Material provided:
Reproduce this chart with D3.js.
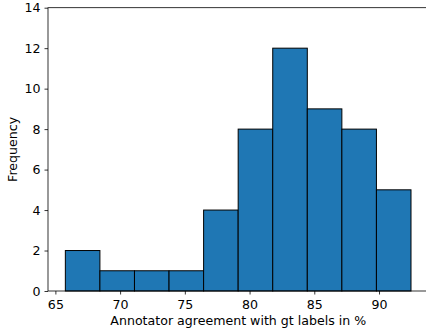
<!DOCTYPE html>
<html>
<head>
<meta charset="utf-8">
<script src="https://cdn.jsdelivr.net/npm/d3@7"></script>
<style>
  body { margin: 0; background: #fff; }
  svg { display: block; font-family: "DejaVu Sans", sans-serif; }
</style>
</head>
<body>
<div class="chart"></div>
<script>
// histogram bins (edges in %) and counts
const binEdges = [65.77, 68.44, 71.11, 73.78, 76.45, 79.12, 81.79, 84.46, 87.13, 89.8, 92.47];
const counts = [2, 1, 1, 1, 4, 8, 12, 9, 8, 5];
const xTicks = [65, 70, 75, 80, 85, 90];
const yTicks = [0, 2, 4, 6, 8, 10, 12, 14];

const width = 426;
const height = 331;
const margin = { top: 7.7, right: -2.6, bottom: 40, left: 48 };
const fontSize = '12.6px';

const bins = counts.map((c, i) => ({ x0: binEdges[i], x1: binEdges[i + 1], count: c }));

const svg = d3.select('.chart')
  .append('svg')
  .attr('width', width)
  .attr('height', height);

const x = d3.scaleLinear()
  .domain([64.43, 93.83])
  .range([margin.left, width - margin.right]);

const y = d3.scaleLinear()
  .domain([0, 14])
  .range([height - margin.bottom, margin.top]);

// bars
svg.append('g')
  .selectAll('rect')
  .data(bins)
  .enter()
  .append('rect')
  .attr('x', d => x(d.x0))
  .attr('y', d => y(d.count))
  .attr('width', d => x(d.x1) - x(d.x0))
  .attr('height', d => y(0) - y(d.count))
  .style('fill', '#1f77b4')
  .style('stroke', '#000')
  .style('stroke-width', 1);

// x axis
const xAxis = svg.append('g')
  .attr('transform', `translate(0, ${y(0)})`)
  .call(d3.axisBottom(x).tickValues(xTicks).tickSize(3.5).tickPadding(5.5));

// y axis
const yAxis = svg.append('g')
  .attr('transform', `translate(${margin.left}, 0)`)
  .call(d3.axisLeft(y).tickValues(yTicks).tickSize(3.5).tickPadding(4));

[xAxis, yAxis].forEach(g => {
  g.select('.domain').remove();
  g.selectAll('text')
    .style('font-family', '"DejaVu Sans", sans-serif')
    .style('font-size', fontSize)
    .attr('fill', '#000');
  g.selectAll('line').attr('stroke', '#000').attr('stroke-width', 0.8);
});

// frame (spines)
svg.append('rect')
  .attr('x', x.range()[0])
  .attr('y', y.range()[1])
  .attr('width', x.range()[1] - x.range()[0])
  .attr('height', y.range()[0] - y.range()[1])
  .style('fill', 'none')
  .style('stroke', '#000')
  .style('stroke-width', 0.8);

// axis labels
svg.append('text')
  .attr('x', (x.range()[0] + x.range()[1]) / 2)
  .attr('y', 325)
  .attr('text-anchor', 'middle')
  .style('font-size', fontSize)
  .text('Annotator agreement with gt labels in %');

svg.append('text')
  .attr('transform', `translate(17, ${(y.range()[0] + y.range()[1]) / 2}) rotate(-90)`)
  .attr('text-anchor', 'middle')
  .style('font-size', fontSize)
  .text('Frequency');
</script>
</body>
</html>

Request: Print the whole listing above once more, word for word, without its pictures.

Final result:
Reproduce this chart with D3.js.
<!DOCTYPE html>
<html>
<head>
<meta charset="utf-8">
<script src="https://cdn.jsdelivr.net/npm/d3@7"></script>
<style>
  body { margin: 0; background: #fff; }
  svg { display: block; font-family: "DejaVu Sans", sans-serif; }
</style>
</head>
<body>
<div class="chart"></div>
<script>
// histogram bins (edges in %) and counts
const binEdges = [65.77, 68.44, 71.11, 73.78, 76.45, 79.12, 81.79, 84.46, 87.13, 89.8, 92.47];
const counts = [2, 1, 1, 1, 4, 8, 12, 9, 8, 5];
const xTicks = [65, 70, 75, 80, 85, 90];
const yTicks = [0, 2, 4, 6, 8, 10, 12, 14];

const width = 426;
const height = 331;
const margin = { top: 7.7, right: -2.6, bottom: 40, left: 48 };
const fontSize = '12.6px';

const bins = counts.map((c, i) => ({ x0: binEdges[i], x1: binEdges[i + 1], count: c }));

const svg = d3.select('.chart')
  .append('svg')
  .attr('width', width)
  .attr('height', height);

const x = d3.scaleLinear()
  .domain([64.43, 93.83])
  .range([margin.left, width - margin.right]);

const y = d3.scaleLinear()
  .domain([0, 14])
  .range([height - margin.bottom, margin.top]);

// bars
svg.append('g')
  .selectAll('rect')
  .data(bins)
  .enter()
  .append('rect')
  .attr('x', d => x(d.x0))
  .attr('y', d => y(d.count))
  .attr('width', d => x(d.x1) - x(d.x0))
  .attr('height', d => y(0) - y(d.count))
  .style('fill', '#1f77b4')
  .style('stroke', '#000')
  .style('stroke-width', 1);

// x axis
const xAxis = svg.append('g')
  .attr('transform', `translate(0, ${y(0)})`)
  .call(d3.axisBottom(x).tickValues(xTicks).tickSize(3.5).tickPadding(5.5));

// y axis
const yAxis = svg.append('g')
  .attr('transform', `translate(${margin.left}, 0)`)
  .call(d3.axisLeft(y).tickValues(yTicks).tickSize(3.5).tickPadding(4));

[xAxis, yAxis].forEach(g => {
  g.select('.domain').remove();
  g.selectAll('text')
    .style('font-family', '"DejaVu Sans", sans-serif')
    .style('font-size', fontSize)
    .attr('fill', '#000');
  g.selectAll('line').attr('stroke', '#000').attr('stroke-width', 0.8);
});

// frame (spines)
svg.append('rect')
  .attr('x', x.range()[0])
  .attr('y', y.range()[1])
  .attr('width', x.range()[1] - x.range()[0])
  .attr('height', y.range()[0] - y.range()[1])
  .style('fill', 'none')
  .style('stroke', '#000')
  .style('stroke-width', 0.8);

// axis labels
svg.append('text')
  .attr('x', (x.range()[0] + x.range()[1]) / 2)
  .attr('y', 325)
  .attr('text-anchor', 'middle')
  .style('font-size', fontSize)
  .text('Annotator agreement with gt labels in %');

svg.append('text')
  .attr('transform', `translate(17, ${(y.range()[0] + y.range()[1]) / 2}) rotate(-90)`)
  .attr('text-anchor', 'middle')
  .style('font-size', fontSize)
  .text('Frequency');
</script>
</body>
</html>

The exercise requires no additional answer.